Task details:
Check every line of the material below for "React". Give the number of lines that have it, and only that.

Stored data:
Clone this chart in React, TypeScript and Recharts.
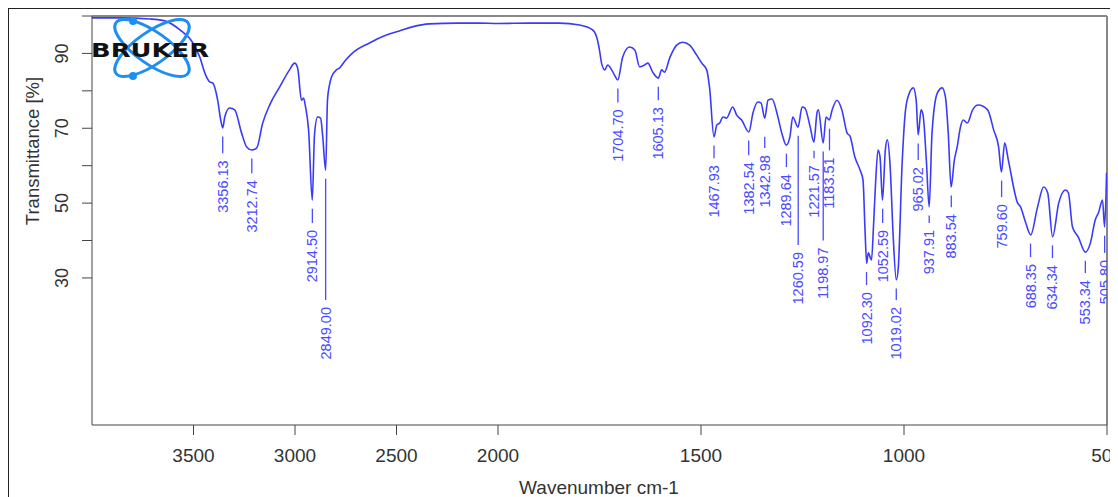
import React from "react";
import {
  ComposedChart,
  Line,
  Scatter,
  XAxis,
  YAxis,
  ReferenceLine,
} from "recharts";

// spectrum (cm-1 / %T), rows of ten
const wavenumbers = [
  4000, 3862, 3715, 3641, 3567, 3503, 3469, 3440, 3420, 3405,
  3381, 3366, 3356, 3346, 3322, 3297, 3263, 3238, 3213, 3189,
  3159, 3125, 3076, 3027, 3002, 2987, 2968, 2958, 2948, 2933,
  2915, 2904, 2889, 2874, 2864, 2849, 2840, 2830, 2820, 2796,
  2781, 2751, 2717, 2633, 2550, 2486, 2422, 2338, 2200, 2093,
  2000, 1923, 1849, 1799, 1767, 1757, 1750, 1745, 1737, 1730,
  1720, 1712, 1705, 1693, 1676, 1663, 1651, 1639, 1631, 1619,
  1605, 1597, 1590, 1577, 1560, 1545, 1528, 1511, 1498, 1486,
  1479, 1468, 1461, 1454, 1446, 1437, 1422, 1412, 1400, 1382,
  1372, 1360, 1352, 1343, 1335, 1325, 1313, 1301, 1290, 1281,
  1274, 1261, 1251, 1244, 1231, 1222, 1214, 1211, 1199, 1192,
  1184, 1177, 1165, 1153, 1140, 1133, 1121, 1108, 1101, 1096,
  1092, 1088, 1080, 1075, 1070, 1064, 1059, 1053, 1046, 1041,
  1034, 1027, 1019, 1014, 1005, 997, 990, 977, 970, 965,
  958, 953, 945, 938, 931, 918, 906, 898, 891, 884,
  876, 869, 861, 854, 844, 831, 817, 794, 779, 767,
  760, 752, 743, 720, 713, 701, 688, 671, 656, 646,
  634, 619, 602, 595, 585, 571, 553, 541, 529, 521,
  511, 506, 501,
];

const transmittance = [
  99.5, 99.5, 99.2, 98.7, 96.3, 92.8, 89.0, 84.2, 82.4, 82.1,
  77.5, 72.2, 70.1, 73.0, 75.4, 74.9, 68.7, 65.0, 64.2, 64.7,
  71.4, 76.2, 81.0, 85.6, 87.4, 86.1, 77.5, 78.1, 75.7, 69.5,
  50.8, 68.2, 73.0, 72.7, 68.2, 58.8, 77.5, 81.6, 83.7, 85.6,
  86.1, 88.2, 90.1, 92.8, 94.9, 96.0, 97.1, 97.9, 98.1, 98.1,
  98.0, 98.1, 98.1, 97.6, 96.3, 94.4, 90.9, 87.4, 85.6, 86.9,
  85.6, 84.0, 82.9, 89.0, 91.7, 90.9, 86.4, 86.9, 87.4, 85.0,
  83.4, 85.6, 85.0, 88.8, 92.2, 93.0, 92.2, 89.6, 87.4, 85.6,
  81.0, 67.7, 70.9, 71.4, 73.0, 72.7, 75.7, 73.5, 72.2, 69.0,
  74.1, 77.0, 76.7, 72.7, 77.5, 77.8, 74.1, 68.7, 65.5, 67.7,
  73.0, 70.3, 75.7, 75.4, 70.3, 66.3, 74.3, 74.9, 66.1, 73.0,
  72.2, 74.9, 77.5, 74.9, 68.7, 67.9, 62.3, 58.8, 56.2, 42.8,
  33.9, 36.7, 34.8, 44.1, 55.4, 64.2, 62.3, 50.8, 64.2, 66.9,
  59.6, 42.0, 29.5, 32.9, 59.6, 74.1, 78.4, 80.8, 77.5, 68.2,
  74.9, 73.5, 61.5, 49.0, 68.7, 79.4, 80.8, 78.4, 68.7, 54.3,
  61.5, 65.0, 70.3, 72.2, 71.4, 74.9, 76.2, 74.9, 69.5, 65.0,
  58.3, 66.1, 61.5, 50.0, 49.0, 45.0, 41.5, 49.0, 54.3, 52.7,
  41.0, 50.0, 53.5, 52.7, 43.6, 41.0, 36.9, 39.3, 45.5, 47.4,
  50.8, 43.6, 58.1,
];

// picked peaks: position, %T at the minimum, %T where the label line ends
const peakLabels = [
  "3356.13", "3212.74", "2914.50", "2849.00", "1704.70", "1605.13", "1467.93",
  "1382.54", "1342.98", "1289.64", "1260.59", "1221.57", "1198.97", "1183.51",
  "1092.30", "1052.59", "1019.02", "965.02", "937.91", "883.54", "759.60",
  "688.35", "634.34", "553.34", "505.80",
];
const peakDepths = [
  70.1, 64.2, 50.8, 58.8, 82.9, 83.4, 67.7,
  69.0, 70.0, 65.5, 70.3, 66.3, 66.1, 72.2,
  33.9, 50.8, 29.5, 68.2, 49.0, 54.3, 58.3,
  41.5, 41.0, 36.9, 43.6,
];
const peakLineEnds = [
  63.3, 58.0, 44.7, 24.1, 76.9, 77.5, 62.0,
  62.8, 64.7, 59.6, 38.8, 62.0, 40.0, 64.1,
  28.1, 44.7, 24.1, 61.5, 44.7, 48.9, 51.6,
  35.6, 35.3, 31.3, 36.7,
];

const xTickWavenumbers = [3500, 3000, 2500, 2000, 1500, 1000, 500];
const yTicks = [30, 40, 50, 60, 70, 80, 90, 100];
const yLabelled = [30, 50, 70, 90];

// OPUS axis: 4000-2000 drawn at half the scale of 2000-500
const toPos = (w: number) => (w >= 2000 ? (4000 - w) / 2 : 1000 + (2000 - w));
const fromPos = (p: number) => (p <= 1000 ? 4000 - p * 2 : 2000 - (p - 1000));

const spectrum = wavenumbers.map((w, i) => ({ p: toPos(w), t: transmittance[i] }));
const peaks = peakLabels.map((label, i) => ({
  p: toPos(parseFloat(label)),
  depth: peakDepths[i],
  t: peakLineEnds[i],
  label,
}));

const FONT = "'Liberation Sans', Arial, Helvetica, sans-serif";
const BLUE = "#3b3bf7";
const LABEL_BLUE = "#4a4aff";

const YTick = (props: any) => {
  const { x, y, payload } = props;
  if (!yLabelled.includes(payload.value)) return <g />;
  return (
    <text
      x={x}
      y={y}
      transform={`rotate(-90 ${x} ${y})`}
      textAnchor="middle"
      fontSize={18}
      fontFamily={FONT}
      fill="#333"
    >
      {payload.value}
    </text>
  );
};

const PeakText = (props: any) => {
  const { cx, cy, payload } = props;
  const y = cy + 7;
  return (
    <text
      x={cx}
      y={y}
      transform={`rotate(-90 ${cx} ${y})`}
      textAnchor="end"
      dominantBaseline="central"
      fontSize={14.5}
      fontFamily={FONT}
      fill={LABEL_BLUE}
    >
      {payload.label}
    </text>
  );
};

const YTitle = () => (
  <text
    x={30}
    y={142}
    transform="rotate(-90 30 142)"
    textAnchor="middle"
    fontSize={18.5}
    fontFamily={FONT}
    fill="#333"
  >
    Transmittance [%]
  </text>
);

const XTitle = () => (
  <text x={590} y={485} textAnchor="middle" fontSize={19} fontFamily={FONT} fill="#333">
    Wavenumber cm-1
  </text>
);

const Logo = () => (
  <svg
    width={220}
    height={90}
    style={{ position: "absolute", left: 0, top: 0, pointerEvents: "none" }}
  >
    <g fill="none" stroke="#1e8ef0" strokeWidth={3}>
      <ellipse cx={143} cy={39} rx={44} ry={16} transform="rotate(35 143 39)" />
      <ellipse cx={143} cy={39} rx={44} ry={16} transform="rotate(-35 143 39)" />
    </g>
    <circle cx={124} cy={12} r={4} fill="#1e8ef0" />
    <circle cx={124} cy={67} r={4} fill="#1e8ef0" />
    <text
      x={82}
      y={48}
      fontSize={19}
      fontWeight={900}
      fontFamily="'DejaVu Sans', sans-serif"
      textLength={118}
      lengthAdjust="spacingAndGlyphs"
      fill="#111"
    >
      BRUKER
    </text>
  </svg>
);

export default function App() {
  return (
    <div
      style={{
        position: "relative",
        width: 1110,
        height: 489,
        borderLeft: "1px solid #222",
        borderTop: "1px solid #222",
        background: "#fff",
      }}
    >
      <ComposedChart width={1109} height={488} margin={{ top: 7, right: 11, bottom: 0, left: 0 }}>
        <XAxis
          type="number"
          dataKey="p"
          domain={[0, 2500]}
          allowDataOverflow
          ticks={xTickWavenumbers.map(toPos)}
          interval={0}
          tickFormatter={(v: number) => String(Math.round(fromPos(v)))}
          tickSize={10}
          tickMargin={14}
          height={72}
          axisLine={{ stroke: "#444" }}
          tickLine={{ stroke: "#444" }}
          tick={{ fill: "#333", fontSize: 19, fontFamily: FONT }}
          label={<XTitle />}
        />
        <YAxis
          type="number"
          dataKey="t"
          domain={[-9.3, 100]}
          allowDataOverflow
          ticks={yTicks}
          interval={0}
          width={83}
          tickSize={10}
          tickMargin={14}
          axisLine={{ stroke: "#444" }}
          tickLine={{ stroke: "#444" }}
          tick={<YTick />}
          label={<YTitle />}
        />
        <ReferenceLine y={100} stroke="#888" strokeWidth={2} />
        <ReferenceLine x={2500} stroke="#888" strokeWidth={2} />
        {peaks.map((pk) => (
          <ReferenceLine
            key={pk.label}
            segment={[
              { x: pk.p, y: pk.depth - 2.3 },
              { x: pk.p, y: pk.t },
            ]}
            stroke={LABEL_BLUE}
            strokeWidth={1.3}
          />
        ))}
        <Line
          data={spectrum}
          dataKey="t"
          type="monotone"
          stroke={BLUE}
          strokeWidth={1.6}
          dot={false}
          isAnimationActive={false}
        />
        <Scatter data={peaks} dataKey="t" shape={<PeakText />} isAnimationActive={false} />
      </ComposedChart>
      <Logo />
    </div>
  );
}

Full solution:
2